Given this uncertainty, utilities should recognize the monumental challenge of being in an industry that has traditionally invested in assets with 30 year useful lives. Utilities need to embrace innovation and master a process of exploring new technologies, launching new initiatives, and scaling successful projects. 

To drive this point home, take two developments that have hit the news this year:

University researchers created carbon nano-tubes that absorb excess heat in photovoltaic solar modules, boosting efficiency to 80% (Most commercial panels have efficiencies of 11 – 22%). 

In any conventional silicon-based solar cell, there is an absolute limit on overall efficiency based on the fact that each photon of light can only knock loose a single electron, even if that photon carried twice the energy needed to do so. MIT researchers successfully knocked two electrons loose in their lab this year, essentially doubling the absolute limit of PV solar efficiency.

We’re not saying either of these technologies will be the one that shapes the world 30 years from now. After all, both of these technologies are extremely expensive and only exists in labs. But the most disruptive innovations often come from unforeseen places, and if utilities place all their eggs in traditional 30 year baskets, they’ll inevitably be in for a rude awakening. 

So What’s Next?

Great, so our industry is facing a death spiral that could reach a tipping point at any time due to a breakthrough in solar, storage, or business model innovation.
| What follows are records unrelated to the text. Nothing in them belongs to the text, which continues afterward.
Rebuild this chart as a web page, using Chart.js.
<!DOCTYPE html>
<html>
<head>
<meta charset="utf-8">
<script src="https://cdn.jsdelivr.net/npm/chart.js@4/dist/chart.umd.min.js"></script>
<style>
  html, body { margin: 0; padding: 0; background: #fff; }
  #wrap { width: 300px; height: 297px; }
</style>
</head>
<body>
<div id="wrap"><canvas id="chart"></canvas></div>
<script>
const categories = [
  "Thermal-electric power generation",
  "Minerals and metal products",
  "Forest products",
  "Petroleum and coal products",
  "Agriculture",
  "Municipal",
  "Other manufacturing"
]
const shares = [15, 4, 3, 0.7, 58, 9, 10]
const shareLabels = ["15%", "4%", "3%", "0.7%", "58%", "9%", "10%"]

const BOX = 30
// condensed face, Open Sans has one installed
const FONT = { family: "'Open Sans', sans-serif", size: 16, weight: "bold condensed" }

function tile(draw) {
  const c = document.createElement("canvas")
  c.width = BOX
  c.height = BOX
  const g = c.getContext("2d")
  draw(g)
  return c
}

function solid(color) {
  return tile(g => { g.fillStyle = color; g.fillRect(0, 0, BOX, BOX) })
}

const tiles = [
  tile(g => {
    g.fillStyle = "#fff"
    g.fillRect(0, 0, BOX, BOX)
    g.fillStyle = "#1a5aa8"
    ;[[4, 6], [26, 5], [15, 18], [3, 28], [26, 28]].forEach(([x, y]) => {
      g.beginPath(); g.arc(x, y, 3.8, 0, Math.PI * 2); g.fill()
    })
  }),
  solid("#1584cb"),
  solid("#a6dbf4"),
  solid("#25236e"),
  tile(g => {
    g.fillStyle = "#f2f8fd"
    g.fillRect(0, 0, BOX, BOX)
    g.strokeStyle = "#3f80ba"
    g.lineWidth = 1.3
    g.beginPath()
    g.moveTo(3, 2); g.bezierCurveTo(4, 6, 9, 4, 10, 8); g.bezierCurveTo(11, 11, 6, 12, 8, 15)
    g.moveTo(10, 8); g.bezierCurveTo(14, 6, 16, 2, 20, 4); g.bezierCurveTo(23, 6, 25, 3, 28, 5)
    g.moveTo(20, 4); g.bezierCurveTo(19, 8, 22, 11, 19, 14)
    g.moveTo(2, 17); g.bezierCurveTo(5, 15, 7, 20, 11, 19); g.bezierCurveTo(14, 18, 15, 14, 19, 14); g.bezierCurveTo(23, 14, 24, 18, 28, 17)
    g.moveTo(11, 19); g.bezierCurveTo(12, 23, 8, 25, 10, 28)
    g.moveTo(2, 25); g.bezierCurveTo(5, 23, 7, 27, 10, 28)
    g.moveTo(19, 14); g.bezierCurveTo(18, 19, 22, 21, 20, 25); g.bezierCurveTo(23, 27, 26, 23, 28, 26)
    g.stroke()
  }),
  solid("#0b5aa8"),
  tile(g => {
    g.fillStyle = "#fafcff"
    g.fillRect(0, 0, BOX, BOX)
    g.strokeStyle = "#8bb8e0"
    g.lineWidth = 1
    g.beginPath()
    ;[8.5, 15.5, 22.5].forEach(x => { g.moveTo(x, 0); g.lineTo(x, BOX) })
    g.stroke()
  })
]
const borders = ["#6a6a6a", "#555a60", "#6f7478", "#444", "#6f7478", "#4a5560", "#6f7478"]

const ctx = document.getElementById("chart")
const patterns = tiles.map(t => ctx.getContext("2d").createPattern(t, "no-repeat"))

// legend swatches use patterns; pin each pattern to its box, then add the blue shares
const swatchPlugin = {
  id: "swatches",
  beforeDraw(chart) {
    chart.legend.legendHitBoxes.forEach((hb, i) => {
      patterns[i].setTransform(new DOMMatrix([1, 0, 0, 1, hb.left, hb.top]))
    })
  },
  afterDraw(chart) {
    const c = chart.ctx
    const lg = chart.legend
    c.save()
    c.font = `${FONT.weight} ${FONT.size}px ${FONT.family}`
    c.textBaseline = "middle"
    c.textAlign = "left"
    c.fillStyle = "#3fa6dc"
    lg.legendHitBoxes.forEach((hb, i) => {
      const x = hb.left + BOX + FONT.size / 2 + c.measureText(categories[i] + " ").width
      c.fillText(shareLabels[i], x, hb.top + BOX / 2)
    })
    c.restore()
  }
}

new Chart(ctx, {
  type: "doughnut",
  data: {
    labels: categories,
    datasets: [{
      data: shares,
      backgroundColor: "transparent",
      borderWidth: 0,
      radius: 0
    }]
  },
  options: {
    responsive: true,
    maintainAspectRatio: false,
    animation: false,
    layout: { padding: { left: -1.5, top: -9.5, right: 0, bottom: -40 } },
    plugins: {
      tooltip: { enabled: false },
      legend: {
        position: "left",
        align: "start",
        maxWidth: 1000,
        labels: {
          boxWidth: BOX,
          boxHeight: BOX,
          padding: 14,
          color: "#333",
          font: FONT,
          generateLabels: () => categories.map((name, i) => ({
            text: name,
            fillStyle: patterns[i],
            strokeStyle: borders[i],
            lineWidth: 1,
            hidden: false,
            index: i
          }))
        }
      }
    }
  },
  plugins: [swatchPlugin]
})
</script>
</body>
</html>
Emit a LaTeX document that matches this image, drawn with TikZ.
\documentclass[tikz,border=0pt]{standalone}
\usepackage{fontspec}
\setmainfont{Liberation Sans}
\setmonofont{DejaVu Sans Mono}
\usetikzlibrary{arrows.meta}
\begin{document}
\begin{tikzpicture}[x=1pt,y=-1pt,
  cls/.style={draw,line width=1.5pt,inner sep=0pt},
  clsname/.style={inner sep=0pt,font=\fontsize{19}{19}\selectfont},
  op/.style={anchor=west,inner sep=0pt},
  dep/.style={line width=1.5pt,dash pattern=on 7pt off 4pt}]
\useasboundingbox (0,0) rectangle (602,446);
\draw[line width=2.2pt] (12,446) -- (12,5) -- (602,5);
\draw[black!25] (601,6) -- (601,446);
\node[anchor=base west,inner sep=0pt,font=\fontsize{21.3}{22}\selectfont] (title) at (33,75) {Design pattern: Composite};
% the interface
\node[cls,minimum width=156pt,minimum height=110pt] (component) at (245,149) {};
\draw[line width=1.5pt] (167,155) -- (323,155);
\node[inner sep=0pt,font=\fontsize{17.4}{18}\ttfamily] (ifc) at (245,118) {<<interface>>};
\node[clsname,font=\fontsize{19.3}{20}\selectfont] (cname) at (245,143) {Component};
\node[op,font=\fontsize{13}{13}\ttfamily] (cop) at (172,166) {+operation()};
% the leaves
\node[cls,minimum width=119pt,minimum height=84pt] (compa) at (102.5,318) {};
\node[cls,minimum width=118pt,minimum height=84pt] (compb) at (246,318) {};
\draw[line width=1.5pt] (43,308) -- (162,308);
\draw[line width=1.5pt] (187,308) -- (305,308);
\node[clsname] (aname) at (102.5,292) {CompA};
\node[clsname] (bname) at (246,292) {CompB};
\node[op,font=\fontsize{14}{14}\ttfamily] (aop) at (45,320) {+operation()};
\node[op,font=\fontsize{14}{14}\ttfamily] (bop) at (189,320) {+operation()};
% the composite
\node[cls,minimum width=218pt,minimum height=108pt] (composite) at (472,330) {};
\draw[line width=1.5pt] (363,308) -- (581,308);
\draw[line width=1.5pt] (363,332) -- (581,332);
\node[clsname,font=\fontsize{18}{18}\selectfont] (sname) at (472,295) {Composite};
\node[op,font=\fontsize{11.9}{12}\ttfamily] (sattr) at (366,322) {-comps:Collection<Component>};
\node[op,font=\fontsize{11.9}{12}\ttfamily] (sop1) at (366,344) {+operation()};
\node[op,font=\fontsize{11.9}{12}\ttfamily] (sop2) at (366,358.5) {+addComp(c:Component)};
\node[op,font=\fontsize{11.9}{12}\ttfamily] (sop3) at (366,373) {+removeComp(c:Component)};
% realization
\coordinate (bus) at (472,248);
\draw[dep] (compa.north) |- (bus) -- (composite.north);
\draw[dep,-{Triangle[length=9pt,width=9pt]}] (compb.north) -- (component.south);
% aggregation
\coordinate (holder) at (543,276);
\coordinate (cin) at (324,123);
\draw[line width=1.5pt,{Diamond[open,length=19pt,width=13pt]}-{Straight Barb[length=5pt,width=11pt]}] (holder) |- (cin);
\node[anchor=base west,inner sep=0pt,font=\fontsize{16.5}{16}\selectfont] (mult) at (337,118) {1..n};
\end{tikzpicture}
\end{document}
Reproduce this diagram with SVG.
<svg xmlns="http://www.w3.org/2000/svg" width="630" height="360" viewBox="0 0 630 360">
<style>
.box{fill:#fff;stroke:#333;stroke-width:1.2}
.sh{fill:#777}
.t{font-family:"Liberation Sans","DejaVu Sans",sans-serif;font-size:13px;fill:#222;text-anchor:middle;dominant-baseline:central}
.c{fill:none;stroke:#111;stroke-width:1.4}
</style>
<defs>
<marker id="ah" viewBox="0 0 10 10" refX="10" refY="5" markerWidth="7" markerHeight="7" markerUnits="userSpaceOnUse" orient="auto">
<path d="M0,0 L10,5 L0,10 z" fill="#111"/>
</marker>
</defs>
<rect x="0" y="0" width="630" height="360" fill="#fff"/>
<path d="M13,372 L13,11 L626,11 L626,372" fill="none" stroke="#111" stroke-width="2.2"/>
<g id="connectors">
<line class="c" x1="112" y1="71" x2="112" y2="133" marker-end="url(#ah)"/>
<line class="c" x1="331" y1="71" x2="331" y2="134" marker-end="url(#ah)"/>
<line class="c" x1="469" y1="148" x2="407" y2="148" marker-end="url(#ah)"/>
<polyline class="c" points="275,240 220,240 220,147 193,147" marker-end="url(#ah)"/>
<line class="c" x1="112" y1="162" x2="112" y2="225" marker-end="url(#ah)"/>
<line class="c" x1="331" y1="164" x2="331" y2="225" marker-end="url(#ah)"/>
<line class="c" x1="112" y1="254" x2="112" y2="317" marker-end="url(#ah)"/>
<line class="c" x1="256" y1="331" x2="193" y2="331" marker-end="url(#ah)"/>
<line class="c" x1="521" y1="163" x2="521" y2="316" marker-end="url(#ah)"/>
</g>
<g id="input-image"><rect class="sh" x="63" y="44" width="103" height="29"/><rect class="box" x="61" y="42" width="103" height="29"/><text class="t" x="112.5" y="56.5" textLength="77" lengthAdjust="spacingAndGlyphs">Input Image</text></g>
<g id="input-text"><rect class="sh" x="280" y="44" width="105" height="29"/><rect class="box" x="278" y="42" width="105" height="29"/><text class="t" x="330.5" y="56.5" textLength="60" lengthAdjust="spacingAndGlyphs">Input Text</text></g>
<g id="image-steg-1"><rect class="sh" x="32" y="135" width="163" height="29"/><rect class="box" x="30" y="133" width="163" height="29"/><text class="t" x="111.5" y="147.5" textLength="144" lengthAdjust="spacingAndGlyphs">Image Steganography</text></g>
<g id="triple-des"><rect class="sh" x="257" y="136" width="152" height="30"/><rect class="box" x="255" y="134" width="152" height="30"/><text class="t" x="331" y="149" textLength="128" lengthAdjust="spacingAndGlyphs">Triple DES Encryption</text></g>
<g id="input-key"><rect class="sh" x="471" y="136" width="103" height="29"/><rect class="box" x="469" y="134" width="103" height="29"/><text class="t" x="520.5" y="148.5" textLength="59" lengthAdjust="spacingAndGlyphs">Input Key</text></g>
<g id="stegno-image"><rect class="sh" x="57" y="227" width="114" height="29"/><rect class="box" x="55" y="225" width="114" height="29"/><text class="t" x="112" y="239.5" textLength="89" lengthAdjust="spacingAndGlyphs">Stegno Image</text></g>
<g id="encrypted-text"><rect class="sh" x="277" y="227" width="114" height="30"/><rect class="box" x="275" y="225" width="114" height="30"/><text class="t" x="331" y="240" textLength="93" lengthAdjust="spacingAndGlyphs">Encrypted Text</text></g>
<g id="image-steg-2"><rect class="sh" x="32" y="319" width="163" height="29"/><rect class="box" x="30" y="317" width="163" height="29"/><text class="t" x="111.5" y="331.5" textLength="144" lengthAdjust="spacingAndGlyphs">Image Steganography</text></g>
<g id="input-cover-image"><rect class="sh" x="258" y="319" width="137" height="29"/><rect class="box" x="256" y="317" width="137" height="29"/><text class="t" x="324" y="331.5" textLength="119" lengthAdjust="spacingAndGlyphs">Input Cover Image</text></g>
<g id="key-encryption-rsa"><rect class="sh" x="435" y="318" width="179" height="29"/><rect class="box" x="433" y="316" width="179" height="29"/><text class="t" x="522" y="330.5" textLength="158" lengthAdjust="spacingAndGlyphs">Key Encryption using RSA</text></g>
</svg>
To make things worse, the stakeholders of the auto industry are pouring money into batteries, governments around the world are mandating renewables (solar), and billions of venture capital dollars are financing new startups whose stated mission is to disrupt us. 

In the words of Benjamin Franklin, “Don’t put off until tomorrow what you can do today.” The utility of tomorrow must look beyond electricity as their core product. They must embrace new technologies and business models that come with. They must embrace data, AI, and a culture of innovation.